The Biggest Challenge: Vested Interests and Weak Accountability


What are the possible challenges that policymakers might face in implementing these plans?


M. Zakir Hossain Khan: Dhaka’s nature restoration and habitability face hurdles of land grabbing and weak law enforcement supported by political capture. The major challenge is unabated grabbing of the city’s lifelines by the vested interests by corporates connected to the political and bureaucratic elites. The situation has been more devasting due to unplanned growth of concrete jungles due to the fragmented governance and undermining community stewardship. 

Bangladesh's main problem is not a lack of laws or policies; it is a matter of political will. There is a powerful "rent-seeking group” and a collusion of powerful elites, civil bureaucrats, and even some in the judiciary and political leadership.
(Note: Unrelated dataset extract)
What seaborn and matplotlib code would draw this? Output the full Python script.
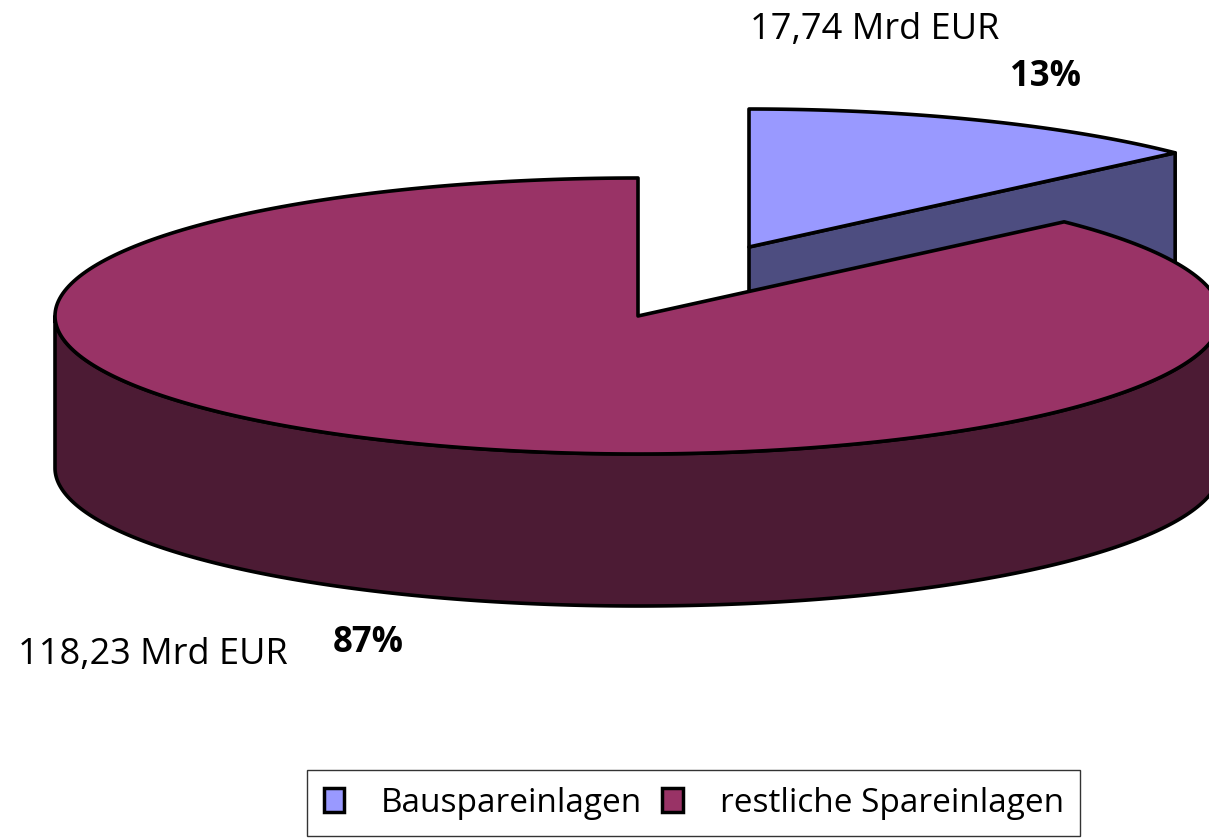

The real challenge is to transform the system against their interests. However, community demands can be the fundamental instrument to drive natural rights governance towards community stewardship. If the youth and the next generations are not aware and do not create pressure, it will be difficult.


A Reason for Hope


To end with, would you say you are hopeful?


M. Zakir Hossain Khan: Yes, hopeful. Whenever the current generations failed to protect the international justice, the future generations played the crucial role to protect Bangladesh. I am optimistic because no one believed that the the last autocratic government of Bangladesh over fifteen years could fall, but our future generations have made it happen. If that is possible, I don't believe reversing Dhaka's decline is impossible. It is possible because I am observing that today's youth are so sensible and have started to think about how their city can be made livable for the coming days. Several youths are coming up with great innovations and eco entrepreneurship. The dignity and wisdom lie on the protection of nature, that only could sustain the future of living beings includes humans.